◆ **Material**
◇ ◇ ◇ ◇ ◇

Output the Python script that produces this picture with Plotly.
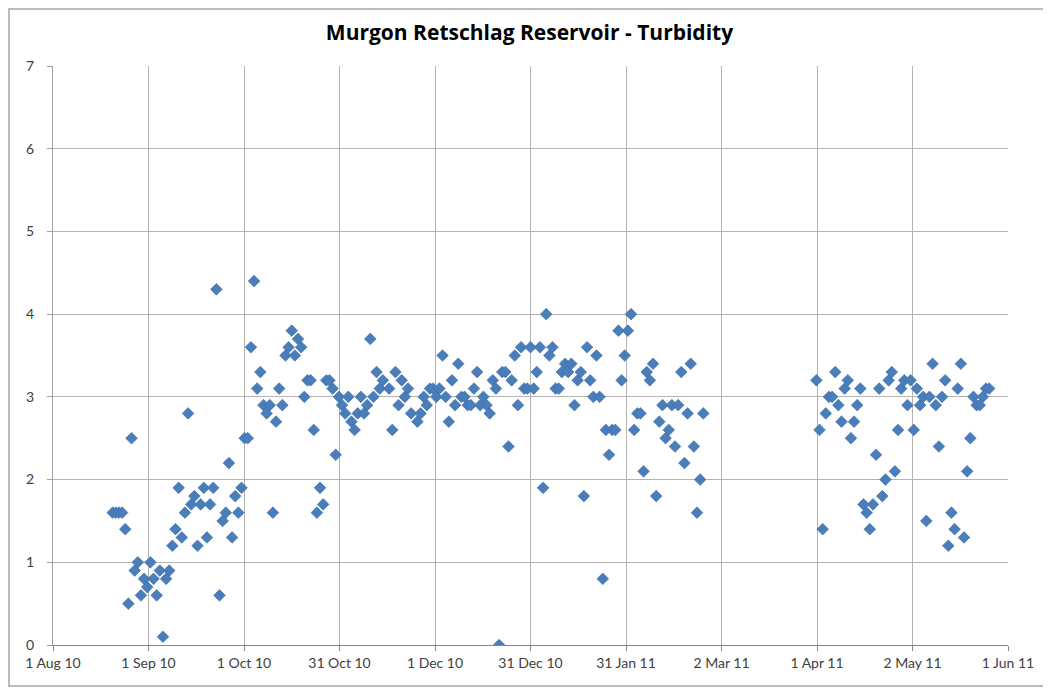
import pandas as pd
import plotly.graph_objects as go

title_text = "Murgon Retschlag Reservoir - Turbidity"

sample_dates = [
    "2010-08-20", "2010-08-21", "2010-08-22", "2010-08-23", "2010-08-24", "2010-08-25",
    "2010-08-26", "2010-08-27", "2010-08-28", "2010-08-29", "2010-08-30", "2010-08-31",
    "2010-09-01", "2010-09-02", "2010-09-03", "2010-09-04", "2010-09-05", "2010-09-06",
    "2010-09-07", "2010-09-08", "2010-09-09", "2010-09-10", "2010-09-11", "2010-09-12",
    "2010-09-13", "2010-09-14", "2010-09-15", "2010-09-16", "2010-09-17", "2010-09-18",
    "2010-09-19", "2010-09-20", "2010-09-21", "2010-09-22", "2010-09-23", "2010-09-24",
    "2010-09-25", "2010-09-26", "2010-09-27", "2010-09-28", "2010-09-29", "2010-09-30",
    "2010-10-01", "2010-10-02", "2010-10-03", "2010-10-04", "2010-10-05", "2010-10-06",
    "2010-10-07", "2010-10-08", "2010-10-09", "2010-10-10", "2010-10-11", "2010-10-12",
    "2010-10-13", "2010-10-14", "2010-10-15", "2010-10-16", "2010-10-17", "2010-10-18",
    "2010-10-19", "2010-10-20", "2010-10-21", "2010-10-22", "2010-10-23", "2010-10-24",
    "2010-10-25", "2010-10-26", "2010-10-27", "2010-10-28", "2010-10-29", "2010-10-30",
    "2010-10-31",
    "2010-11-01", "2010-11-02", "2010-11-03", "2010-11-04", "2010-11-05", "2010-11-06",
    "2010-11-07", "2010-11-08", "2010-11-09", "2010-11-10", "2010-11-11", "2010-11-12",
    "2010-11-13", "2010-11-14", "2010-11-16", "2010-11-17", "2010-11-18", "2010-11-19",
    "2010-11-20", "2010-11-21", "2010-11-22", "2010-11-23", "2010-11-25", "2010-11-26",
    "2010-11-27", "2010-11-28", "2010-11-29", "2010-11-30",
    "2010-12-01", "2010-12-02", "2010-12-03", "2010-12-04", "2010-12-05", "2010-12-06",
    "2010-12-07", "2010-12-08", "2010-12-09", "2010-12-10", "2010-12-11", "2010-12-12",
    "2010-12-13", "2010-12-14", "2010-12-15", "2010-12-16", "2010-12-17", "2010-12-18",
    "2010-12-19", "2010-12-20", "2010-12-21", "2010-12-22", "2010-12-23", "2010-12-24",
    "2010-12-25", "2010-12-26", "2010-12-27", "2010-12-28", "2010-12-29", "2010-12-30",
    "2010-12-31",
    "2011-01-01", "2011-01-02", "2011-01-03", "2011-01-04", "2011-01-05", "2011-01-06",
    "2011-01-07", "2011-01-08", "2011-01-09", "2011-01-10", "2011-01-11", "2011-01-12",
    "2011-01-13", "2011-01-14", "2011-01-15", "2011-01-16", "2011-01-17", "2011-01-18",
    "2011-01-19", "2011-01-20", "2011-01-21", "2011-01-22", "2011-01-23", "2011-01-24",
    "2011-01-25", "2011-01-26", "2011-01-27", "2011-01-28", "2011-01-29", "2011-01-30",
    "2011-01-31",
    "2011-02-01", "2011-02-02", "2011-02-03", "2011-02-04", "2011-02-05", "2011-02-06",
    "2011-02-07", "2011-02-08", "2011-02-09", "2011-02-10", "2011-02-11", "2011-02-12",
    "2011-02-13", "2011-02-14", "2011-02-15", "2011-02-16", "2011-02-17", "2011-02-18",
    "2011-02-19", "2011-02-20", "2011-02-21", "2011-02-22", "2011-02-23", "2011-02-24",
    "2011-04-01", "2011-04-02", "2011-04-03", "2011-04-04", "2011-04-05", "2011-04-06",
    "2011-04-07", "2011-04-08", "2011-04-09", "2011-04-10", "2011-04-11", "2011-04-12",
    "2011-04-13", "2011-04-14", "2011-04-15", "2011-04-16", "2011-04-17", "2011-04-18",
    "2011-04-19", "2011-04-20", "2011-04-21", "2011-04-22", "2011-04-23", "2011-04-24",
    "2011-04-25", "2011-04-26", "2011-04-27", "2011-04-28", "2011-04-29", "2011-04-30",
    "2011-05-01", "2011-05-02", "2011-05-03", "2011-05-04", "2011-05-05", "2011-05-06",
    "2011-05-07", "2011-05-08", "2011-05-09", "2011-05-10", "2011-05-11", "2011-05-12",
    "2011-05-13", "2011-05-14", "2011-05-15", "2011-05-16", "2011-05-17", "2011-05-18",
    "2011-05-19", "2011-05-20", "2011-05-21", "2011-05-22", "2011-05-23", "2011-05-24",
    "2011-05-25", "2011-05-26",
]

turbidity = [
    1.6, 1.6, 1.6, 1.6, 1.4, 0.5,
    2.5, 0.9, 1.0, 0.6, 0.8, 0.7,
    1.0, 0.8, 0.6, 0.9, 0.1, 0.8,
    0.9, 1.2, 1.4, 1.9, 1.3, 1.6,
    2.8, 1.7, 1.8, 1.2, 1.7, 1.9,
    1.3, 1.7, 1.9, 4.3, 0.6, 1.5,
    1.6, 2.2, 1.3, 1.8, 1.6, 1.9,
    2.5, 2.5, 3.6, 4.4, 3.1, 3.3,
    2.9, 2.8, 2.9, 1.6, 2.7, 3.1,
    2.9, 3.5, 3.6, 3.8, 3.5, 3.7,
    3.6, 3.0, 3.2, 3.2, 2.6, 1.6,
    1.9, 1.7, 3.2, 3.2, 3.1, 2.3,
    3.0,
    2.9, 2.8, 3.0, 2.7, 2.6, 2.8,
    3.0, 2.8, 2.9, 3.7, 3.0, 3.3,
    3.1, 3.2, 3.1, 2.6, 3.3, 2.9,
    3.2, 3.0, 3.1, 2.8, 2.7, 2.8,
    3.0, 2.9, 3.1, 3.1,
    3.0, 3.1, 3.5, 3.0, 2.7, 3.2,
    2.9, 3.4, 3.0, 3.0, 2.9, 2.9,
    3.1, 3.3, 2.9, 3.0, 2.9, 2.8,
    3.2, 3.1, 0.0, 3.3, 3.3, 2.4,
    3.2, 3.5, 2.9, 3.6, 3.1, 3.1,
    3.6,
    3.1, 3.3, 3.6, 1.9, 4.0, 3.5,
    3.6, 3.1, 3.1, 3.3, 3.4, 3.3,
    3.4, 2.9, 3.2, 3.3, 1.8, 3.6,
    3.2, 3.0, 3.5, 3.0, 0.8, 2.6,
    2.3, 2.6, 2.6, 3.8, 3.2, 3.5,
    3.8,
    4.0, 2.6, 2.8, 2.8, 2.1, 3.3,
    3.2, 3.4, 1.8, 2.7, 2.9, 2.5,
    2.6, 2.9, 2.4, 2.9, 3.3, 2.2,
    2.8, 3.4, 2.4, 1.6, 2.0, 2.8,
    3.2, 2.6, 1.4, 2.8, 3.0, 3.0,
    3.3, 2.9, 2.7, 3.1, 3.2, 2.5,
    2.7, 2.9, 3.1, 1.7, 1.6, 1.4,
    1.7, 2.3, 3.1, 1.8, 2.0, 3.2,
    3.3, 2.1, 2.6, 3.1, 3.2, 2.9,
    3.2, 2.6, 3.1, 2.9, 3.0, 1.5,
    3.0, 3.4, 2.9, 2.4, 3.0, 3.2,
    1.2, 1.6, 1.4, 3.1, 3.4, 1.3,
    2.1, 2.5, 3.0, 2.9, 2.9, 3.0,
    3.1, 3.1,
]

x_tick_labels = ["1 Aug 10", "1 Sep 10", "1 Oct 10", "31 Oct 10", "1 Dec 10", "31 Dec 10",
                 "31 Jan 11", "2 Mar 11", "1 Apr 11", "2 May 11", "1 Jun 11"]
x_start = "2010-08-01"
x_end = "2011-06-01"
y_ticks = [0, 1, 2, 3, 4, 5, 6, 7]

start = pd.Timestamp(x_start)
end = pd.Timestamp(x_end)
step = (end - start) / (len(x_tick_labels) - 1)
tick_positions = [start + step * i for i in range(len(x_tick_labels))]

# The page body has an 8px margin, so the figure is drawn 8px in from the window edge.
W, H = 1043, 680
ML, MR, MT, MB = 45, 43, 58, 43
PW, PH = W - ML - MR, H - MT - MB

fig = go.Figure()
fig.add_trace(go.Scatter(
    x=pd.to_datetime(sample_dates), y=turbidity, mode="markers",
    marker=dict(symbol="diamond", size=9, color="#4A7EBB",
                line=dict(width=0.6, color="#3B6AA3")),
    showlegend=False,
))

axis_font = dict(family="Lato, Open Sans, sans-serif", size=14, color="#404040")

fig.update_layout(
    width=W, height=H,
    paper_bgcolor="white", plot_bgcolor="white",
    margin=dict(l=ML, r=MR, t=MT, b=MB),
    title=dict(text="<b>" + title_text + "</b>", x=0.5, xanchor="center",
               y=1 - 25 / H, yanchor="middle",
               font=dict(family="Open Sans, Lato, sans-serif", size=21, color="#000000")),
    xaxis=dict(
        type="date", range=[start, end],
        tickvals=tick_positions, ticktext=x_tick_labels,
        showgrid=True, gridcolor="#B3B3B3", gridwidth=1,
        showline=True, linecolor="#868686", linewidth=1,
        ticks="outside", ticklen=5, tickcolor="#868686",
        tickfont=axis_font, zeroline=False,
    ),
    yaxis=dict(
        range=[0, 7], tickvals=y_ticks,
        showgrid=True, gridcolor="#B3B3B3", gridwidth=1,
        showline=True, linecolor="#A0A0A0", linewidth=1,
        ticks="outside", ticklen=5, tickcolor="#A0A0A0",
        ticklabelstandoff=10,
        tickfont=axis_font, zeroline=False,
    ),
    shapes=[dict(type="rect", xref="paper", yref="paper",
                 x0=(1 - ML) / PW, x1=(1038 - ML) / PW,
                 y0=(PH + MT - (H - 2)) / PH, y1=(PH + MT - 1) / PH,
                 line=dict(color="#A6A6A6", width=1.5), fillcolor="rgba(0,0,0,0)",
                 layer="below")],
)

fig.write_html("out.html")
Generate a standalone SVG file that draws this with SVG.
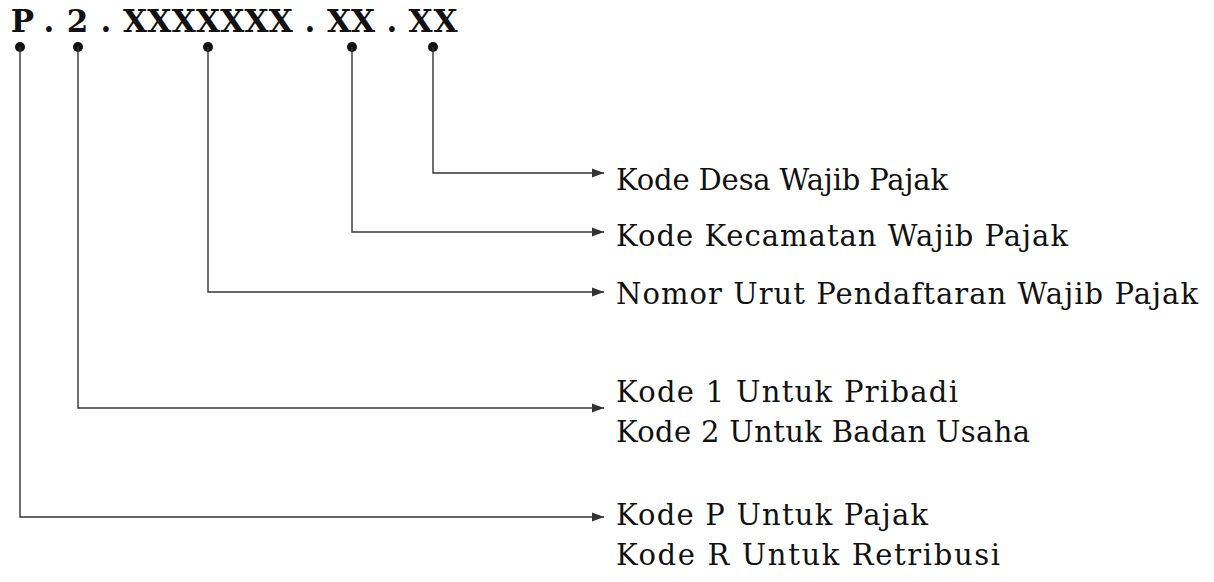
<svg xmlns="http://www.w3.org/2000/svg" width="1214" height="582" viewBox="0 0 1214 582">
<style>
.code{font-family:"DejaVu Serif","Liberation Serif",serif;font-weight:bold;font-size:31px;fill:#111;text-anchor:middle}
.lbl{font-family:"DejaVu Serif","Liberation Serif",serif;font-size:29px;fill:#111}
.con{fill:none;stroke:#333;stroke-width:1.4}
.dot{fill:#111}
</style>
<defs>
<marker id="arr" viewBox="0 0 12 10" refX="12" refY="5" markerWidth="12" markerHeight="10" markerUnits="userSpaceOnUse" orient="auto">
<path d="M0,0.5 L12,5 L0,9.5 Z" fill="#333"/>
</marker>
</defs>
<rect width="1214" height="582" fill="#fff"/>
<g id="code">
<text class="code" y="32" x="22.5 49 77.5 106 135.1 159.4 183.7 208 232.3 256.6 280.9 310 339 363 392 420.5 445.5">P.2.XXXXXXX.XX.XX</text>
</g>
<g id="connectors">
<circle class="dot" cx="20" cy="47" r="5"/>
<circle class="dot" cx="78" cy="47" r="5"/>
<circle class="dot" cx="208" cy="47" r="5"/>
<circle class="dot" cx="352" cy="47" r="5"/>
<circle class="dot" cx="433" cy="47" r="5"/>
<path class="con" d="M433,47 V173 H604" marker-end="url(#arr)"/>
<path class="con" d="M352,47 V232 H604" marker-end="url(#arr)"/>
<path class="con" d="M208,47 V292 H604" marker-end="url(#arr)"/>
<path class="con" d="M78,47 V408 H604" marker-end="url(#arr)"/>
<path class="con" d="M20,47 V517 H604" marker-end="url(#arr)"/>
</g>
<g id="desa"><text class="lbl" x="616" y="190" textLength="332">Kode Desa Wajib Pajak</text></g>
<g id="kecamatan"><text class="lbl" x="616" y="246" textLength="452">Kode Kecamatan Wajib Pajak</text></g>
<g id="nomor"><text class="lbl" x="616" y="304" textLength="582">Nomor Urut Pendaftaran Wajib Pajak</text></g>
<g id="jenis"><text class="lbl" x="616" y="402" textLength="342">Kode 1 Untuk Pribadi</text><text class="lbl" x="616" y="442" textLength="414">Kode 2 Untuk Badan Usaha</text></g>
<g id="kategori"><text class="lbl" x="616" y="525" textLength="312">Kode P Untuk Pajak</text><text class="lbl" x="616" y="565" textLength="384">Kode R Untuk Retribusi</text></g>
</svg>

◇ ◇ ◇ ◇ ◇

Show all lines in the entries above where the string "with" appears.

◆ **Exercise answer**
Output the Python script that produces this picture with Plotly.
Generate a standalone SVG file that draws this with SVG.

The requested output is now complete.